The Respondent, who lived next door, objected for the following reasons: 

(1) during 2022 when the Property was being used as a care home, there were numerous visits from the police and visits from ambulance staff, a window had been smashed and there was shouting and banging coming from the Property late at night which impacted the neighbours;

(2) the Respondent had young children and was concerned about the impact of the disturbances on them; and 

(3) a concern that the value of her property and saleability would be affected.  If modification was granted, the Respondent sought compensation in the sum of £40,000.

The Upper Tribunal heard evidence that a large number of properties in that part of Essex are used as dwellings for assisted living for adults and children and it is not uncommon for properties to be used in the area as care homes, some without the need for a planning application. The Tribunal also heard expert valuation evidence that changing the Property to Class C2 use would have no impact on the value of the respondent's property.  The Respondent had no expert evidence and did not attend the hearing.  

The Decision

The Upper Tribunal found that ground (aa) was made out and the Tribunal exercised its discretion to modify the restriction as it impeded a reasonable use.  The Tribunal also found that ground (c) was made out because the proposed modification would not injure the Respondent or the neighbourhood. The restrictive covenant was modified to enable use of the property as a residential care home within planning use class C2 for up to four children/young persons subject to the conditions attached to the planning permission, or any subsequent renewed planning permission.  

Encouragement for care home operators

This case will be of particular interest to those who operate residential care homes, as it is often the case that properties that may be otherwise suitable for such use are subject to restrictive covenants not to use the property other than as a single private dwellinghouse.  Whilst any application will always be treated by the Upper Tribunal on its own merits, and the respondent in this case did not submit expert valuation evidence or attend the hearing, it demonstrates that the existence of such restrictive covenants can be overcome in certain cases to enable the use of the property as a residential care home.

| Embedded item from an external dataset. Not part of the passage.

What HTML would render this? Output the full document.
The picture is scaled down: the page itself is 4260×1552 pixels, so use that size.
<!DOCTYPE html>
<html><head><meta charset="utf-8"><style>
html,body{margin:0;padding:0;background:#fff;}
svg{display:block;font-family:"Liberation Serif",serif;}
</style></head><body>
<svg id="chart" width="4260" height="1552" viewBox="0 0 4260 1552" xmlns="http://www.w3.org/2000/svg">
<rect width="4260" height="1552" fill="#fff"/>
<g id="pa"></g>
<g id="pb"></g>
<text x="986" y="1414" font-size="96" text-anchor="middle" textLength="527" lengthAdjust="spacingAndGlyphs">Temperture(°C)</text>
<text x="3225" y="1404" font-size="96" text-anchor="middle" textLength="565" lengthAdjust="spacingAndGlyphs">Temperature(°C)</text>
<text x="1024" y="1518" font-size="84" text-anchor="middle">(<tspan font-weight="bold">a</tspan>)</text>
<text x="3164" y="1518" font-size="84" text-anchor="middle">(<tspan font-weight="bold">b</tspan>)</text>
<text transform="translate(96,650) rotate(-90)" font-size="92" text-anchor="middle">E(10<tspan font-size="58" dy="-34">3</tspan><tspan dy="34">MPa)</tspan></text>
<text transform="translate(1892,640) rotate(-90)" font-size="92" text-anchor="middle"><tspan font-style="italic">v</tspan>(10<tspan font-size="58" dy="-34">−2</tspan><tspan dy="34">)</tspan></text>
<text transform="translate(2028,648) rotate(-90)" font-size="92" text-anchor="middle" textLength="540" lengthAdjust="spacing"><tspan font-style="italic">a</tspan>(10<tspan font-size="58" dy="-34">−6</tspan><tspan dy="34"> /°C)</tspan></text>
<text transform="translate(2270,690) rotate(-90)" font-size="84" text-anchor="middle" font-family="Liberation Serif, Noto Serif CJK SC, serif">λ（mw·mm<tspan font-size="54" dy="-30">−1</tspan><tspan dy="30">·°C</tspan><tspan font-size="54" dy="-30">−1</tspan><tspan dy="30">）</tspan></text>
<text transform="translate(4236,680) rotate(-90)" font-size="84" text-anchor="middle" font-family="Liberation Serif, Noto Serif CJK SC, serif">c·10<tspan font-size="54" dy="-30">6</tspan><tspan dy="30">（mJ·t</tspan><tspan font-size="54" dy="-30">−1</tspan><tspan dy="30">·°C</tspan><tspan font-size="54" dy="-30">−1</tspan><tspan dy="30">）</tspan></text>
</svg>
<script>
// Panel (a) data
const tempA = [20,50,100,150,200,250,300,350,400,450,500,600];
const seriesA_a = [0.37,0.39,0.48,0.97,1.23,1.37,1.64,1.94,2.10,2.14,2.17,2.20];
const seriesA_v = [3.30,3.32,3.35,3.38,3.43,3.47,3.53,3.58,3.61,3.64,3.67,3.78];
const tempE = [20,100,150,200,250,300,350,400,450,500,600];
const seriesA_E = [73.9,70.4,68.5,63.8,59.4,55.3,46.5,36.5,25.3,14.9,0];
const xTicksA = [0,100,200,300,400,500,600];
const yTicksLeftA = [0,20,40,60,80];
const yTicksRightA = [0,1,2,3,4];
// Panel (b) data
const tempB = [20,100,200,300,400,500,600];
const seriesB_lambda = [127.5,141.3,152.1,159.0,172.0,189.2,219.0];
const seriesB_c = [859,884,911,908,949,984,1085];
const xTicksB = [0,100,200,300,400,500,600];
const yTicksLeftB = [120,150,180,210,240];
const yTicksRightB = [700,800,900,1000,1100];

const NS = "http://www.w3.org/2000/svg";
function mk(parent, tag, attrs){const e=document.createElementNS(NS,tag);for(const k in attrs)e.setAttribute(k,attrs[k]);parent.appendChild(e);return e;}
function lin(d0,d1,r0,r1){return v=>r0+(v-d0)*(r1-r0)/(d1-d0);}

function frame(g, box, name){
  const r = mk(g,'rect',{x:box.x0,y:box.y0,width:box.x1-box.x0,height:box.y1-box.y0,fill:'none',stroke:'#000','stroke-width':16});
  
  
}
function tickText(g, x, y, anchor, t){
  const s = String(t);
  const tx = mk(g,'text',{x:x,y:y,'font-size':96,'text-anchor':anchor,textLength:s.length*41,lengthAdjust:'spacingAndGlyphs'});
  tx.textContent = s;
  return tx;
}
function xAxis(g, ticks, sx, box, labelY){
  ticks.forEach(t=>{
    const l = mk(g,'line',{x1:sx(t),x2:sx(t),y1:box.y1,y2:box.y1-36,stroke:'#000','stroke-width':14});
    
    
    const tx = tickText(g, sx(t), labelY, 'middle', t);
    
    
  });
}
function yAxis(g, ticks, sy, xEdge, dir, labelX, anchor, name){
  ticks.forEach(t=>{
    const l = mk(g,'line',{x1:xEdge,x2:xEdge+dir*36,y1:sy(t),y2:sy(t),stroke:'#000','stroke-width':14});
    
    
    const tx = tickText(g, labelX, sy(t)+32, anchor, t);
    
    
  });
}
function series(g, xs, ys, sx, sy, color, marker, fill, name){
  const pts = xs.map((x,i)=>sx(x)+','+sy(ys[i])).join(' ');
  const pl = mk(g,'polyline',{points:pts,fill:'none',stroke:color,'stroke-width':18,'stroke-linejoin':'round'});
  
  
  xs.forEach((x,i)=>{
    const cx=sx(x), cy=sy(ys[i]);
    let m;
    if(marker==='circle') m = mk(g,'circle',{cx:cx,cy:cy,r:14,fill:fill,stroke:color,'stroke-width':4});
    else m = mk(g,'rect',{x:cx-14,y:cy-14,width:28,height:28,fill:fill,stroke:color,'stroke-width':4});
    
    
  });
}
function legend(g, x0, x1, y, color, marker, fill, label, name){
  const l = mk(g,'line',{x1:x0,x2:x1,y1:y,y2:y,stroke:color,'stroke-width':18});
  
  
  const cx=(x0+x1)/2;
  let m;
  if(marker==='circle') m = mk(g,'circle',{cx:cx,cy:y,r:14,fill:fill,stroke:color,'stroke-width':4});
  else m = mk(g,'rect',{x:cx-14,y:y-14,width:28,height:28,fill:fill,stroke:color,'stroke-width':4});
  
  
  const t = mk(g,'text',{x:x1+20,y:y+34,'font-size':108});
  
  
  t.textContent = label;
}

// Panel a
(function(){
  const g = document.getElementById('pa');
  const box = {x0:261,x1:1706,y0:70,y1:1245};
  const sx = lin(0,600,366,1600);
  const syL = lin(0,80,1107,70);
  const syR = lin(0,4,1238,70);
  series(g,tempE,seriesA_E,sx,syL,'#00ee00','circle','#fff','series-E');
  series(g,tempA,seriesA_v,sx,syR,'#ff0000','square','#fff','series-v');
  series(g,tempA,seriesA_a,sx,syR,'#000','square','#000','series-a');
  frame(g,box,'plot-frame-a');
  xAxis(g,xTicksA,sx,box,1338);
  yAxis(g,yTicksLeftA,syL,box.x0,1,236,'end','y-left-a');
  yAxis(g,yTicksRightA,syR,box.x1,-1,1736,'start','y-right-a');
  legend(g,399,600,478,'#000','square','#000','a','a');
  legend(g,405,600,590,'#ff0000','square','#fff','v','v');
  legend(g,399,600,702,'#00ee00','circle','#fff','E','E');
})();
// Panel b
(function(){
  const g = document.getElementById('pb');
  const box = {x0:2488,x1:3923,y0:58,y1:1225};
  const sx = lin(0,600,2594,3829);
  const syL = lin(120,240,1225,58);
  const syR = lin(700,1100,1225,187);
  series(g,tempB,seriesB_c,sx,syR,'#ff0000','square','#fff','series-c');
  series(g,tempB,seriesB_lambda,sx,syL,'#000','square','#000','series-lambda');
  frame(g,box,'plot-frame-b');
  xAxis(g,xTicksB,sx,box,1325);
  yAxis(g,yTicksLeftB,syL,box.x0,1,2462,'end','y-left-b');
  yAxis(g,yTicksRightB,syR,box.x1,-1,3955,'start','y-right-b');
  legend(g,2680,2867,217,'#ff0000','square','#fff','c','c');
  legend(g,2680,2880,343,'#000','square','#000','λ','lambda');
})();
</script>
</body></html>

Despite the Applicants using the property in 2022 in breach of the restrictions, and the Tribunal having sympathy for the Respondent's concerns, the Upper Tribunal appears to have been ultimately persuaded by the fact that it was not uncommon for houses in residential areas around Braintree to be used as residential care homes, and by the unchallenged expert valuation evidence.  For prospective applicants, the key lesson is that when seeking to modify or discharge a restrictive covenant it is crucial to submit persuasive factual and expert evidence.